Lo, he appeared to have been foiled. Sign on the door said “Members Only.” When he entered, the drinking crowd was thrilled to hear his accent. They were spellbound for nearly an hour, until a new customer came in and took his seat at the bar. Instantly, the O’Leary crowd went silent, as if on a conductor’s command. The bartender approached the new customer quietly. He practically whispered in the hushed pub that it was for members only. Acceding to the bartender’s wishes, the black man stood and left without protest.
Whereupon Mayor O’Leary, who, these days, owns his own Irish pub, said, scoldingly to the bartender, “you didn’t ask me to leave, and I am not a member.”
He stood up, wheeled and walked out without uttering another word.
Although Mr. Lee was characterized as a college student, he is beyond the standard university student years in age, and proudly but modestly displayed the wisdom of an informed modern activist with the most left-wing talk of the afternoon.

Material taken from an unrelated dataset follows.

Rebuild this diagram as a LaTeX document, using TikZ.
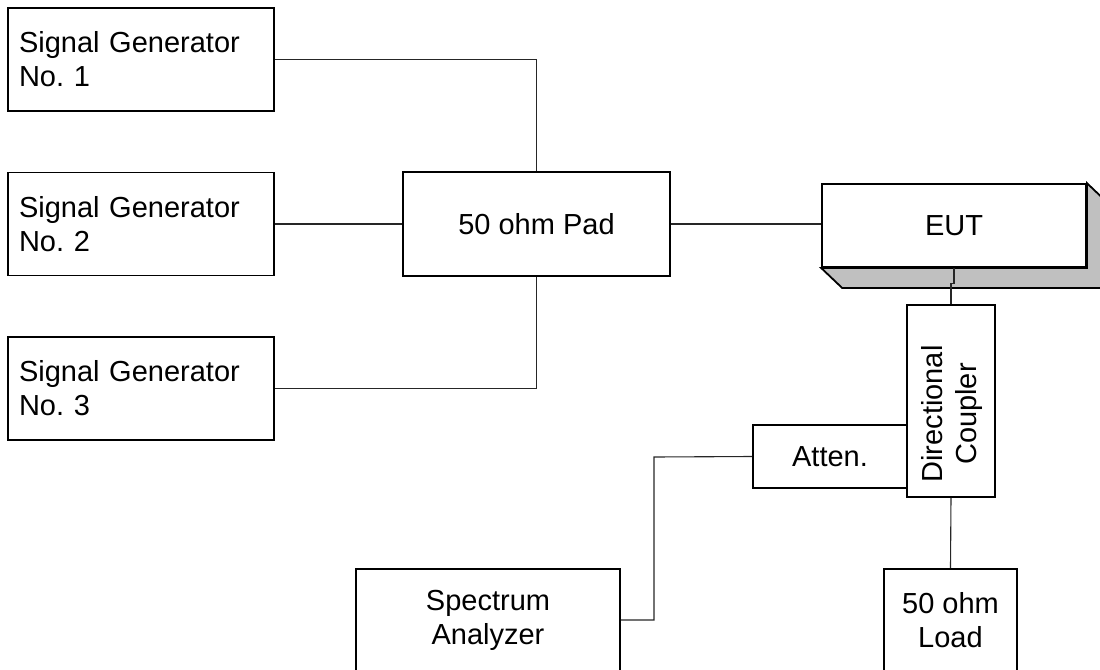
\documentclass[tikz,border=0pt]{standalone}
\usepackage{fontspec}
\setmainfont{Liberation Sans}
\usetikzlibrary{positioning}
\usetikzlibrary{calc}
\definecolor{shade}{RGB}{192,192,192}
\frenchspacing

\tikzset{
  block/.style={draw, line width=0.9pt, fill=white, inner sep=0pt,
                font=\fontsize{14.5}{17}\selectfont, align=center},
  genblock/.style={block, minimum width=133pt, minimum height=51.5pt,
                   text width=122pt, align=left},
  wire/.style={line width=0.55pt, black!85},
}

\begin{document}
\begin{tikzpicture}[x=0.5pt,y=-0.5pt]
\useasboundingbox (0,0) rectangle (1100,670);

%---------------------------------------
% Signal generators and pad
%---------------------------------------
\node[genblock] (gen1) at (141,59.5)  {Signal Generator\\No. 1};
\node[genblock] (gen2) at (141,224)   {Signal Generator\\No. 2};
\node[genblock] (gen3) at (141,388.5) {Signal Generator\\No. 3};

\node[block, minimum width=133.5pt, minimum height=52pt] (pad) at (536.5,224) {50 ohm Pad};

%---------------------------------------
% EUT (raised box)
%---------------------------------------
\node[block, minimum width=132pt, minimum height=41.5pt] (eut) at (954,225.5) {EUT};
\draw[line width=0.9pt, fill=shade]
  (eut.south west) -- ++(21,20) -- ($(eut.south east)+(21,20)$)
  -- ($(eut.north east)+(21,20)$) -- (eut.north east) -- (eut.south east) -- cycle;

%---------------------------------------
% Coupler, attenuator, analyzer, load
%---------------------------------------
\node[block, minimum width=44pt, minimum height=96pt] (coupler) at (951,401) {};
\node[rotate=90, align=center, font=\fontsize{14.5}{17}\selectfont] (couplertext)
  at ($(coupler.center)+(1,13)$) {Directional\\Coupler};

\node[block, minimum width=77pt, minimum height=31.5pt] (atten) at (830,456.5) {Atten.};
\node[block, minimum width=132pt, minimum height=51pt] (spectrum) at (488,620) {Spectrum\\Analyzer};
\node[block, minimum width=66.5pt, minimum height=51pt] (load) at (950.5,620) {50 ohm\\Load};

%---------------------------------------
% Wiring
%---------------------------------------
\draw[wire] (gen1.east) -| (pad.north);
\draw[wire] (gen2.east) -- (pad.west);
\draw[wire] (gen3.east) -| (pad.south);
\draw[wire] (pad.east) -- (pad.east -| eut.west);

\draw[wire] (eut.south) -- ++(0,16) -| (coupler.north);
\draw[wire] (coupler.south) -- (load.north);

\coordinate (bend) at (654,457);
\draw[wire] (atten.west) -- (bend) |- (spectrum.east);

\end{tikzpicture}
\end{document}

To make a we-are-one type of statement, Mr. Lee declared that Dr. King’s dream “is intricately intertwined with the American dream, and no we have not achieved it.”
Richly involved with the Occupy Wall Street movement, he made several tart references to corporations and banks as the enemy of the majority of Americans. He said he was inspired when he went to Madison last year after a Republican legislature in Wisconsin enacted what he regarded as “anti-union” laws. He decried the recent government claim that “pretty nearly 50 percent of Americans live in poverty,” and he whacked the notion of voter IDs that a number of states have instituted because he fraudulent voting practices.
“We have tasted freedom, but we are not yet free,” Mr. Lee said.
Ms. Davis conceded that social progress has been made but charged that gender issues still plague the workplace, the focus of her professional life.